Aucune des autorités en responsabilité durant cette époque, pas plus d’ailleurs que les milieux scientifiques et environnementalistes, ne soupçonnaient qu’elles seraient, seulement une trentaine d’années plus tard, jugées comme étant la cause principale du réchauffement climatique global d’origine anthropique et, de ce fait, vouées aux gémonies.
Mais plus encore que les chantiers ponctuels de travaux publics, c’est le déploiement des politiques d’aménagement du territoire sur l’ensemble du pays qui le transforme profondément. L’inégale répartition des activités sur le territoire avait été soulignée par Jean-François Gravier (1915-2005) dans son ouvrage célèbre Paris et le désert français, dès 1947. Après plusieurs tentatives et initiatives prises sous la IVe République pour apporter une réponse à ce problème mais qui n’avaient pas donné de solutions satisfaisantes, ces politiques connaissent une nouvelle et forte impulsion avec la création de la Délégation à l’aménagement du territoire et à l’action régionale (DATAR) en 1963 et l’action de ses deux premiers délégués, Olivier Guichard (1920-2004) et Jérôme Monod (1930-2016) entre 1963 et 1974.
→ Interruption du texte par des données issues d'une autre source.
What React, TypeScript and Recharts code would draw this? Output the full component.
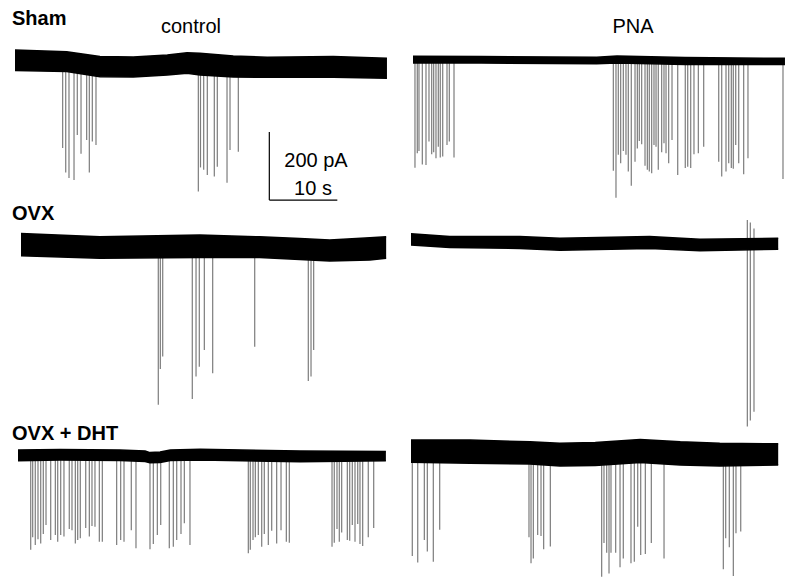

Celle-ci se voit investie de cette mission de trouver les moyens de rééquilibrer la répartition de la population, de favoriser le développement de zones d’activité nouvelles, de doter le pays en infrastructures et en équipements modernes. C’est ainsi que sera instituée une douzaine de métropoles d’équilibre (Lyon-Saint-Etienne-Grenoble, Aix-Marseille) pour faire contrepoids à la centralisation parisienne ; que sera créée une dizaine de villes nouvelles (Marne-La vallée, Le Vaudreuil) ; que sera accélérée la construction du réseau autoroutier ; que seront lancées les politiques d’aménagement et de développement touristique du littoral (Aquitaine, Languedoc Roussillon, côte atlantique) avec la création de résidences et de ports de plaisance et de la montagne avec les plans neige pour le développement des stations de sports d’hiver en altitude. C’est aussi, accompagnant l’urbanisation rapide, le développement et la multiplication des zones d’activité et centres commerciaux en périphérie des villes.
Si c’est la DATAR qui pense et coordonne l’aménagement du territoire, c’est bien le ministère de l’Équipement, créé en 1966 par la fusion des ministères des Travaux publics et des Transports et du ministère de la construction, qui a la haute main sur la réalisation des équipements et des infrastructures. Ainsi, l’aménagement de la France est confié à deux puissants moteurs qui tourneront, désormais, à plein régime.
De fait, à la fin des années 1960 et au début de la décennie suivante des années 1970, au crépuscule de la période des « Trente Glorieuses » - mais personne ne sait encore à ce moment-là qu’elle prendra fin avec le premier choc pétrolier qui surviendra bientôt, en 1973 - la France a réussi son redressement économique et cherche encore à l’amplifier sous la présidence de Georges Pompidou. Mais c’est un redressement économique acquis grâce à un modèle de croissance qui ne s’est pas ou qui s’est insuffisamment préoccupé de ses conséquences tant environnementales que sociales.